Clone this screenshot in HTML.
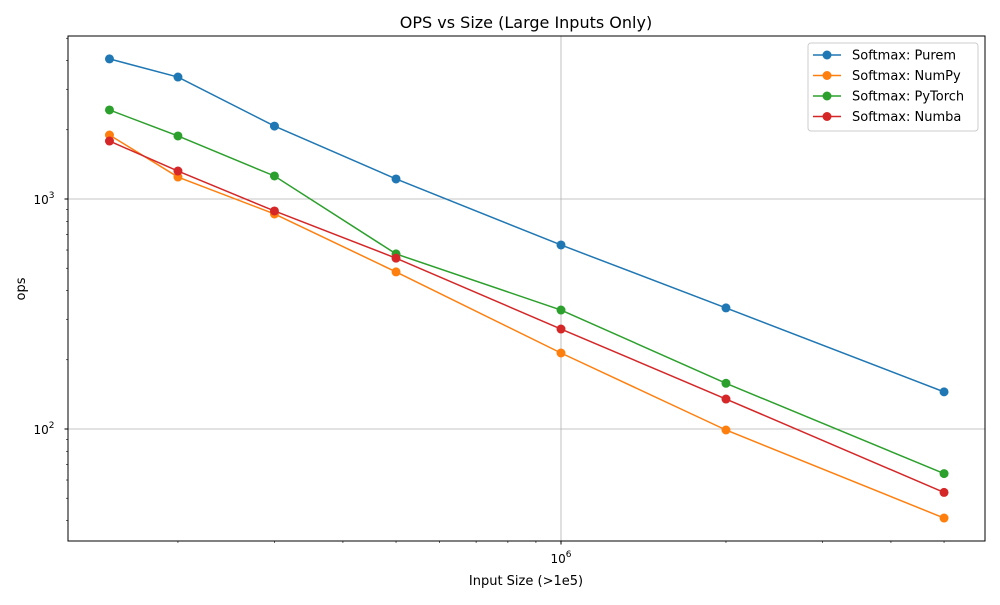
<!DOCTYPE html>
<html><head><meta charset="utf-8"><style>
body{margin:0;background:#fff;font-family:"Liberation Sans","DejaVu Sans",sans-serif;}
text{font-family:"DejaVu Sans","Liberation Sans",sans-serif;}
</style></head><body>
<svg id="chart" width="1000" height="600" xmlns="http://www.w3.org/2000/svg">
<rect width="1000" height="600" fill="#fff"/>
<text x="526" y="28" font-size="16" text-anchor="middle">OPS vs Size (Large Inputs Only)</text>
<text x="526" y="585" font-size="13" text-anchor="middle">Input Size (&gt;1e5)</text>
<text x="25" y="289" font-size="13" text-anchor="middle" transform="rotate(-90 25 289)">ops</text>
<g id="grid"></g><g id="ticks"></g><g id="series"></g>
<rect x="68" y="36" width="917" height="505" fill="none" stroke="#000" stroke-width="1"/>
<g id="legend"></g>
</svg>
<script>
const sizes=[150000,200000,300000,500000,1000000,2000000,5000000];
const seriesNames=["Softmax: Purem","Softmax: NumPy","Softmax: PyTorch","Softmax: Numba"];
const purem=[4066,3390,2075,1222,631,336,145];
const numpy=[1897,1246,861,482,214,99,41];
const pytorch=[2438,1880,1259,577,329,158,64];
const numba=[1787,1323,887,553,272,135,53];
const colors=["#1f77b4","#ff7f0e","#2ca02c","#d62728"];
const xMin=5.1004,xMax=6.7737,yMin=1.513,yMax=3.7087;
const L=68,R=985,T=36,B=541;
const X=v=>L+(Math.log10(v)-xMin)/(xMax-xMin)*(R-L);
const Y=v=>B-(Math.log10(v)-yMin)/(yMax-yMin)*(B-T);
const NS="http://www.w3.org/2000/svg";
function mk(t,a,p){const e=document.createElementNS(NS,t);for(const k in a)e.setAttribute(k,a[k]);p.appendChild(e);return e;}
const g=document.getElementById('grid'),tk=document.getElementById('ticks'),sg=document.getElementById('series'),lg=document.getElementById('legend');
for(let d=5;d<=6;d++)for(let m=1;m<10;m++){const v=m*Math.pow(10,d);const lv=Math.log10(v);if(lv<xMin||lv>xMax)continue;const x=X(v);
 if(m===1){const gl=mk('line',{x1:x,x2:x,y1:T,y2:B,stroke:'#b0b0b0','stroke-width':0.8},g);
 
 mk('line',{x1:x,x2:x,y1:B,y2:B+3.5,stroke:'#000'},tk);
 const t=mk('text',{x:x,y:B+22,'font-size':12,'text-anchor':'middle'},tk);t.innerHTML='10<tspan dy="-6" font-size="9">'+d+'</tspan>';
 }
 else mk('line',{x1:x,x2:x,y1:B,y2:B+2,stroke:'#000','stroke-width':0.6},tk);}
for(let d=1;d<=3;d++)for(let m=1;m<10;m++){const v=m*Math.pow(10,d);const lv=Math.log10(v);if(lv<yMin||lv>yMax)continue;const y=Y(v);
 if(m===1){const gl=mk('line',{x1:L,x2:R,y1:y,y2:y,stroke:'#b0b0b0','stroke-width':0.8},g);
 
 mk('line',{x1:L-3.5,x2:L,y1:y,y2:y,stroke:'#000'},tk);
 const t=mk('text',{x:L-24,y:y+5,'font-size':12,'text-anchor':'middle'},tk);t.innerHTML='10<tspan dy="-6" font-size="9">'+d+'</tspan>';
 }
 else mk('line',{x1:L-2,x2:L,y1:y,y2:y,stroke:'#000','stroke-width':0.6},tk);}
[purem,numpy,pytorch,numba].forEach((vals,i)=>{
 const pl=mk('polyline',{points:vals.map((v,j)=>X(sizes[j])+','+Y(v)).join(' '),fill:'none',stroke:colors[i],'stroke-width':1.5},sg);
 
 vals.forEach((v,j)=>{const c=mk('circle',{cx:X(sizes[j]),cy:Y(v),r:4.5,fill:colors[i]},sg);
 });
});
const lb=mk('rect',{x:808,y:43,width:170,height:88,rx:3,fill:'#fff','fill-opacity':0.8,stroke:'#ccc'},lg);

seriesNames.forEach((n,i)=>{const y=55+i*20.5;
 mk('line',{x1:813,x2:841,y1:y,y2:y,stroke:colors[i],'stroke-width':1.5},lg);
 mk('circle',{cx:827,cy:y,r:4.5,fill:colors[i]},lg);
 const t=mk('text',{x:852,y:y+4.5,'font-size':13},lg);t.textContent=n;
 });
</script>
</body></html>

...

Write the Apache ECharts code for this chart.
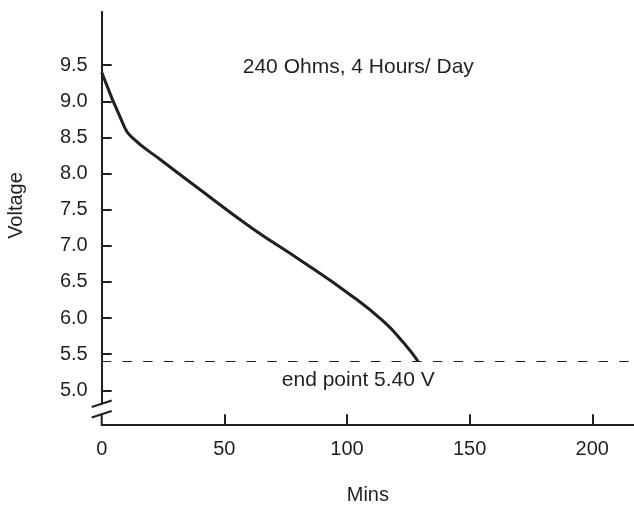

▸ REQUIREMENTS: From the entries above, extract every line where the word "chart" appears.

▸ EXERCISE RESPONSE:
<svg id="chart" width="1000" height="600" xmlns="http://www.w3.org/2000/svg">
Write the Apache ECharts code for this chart.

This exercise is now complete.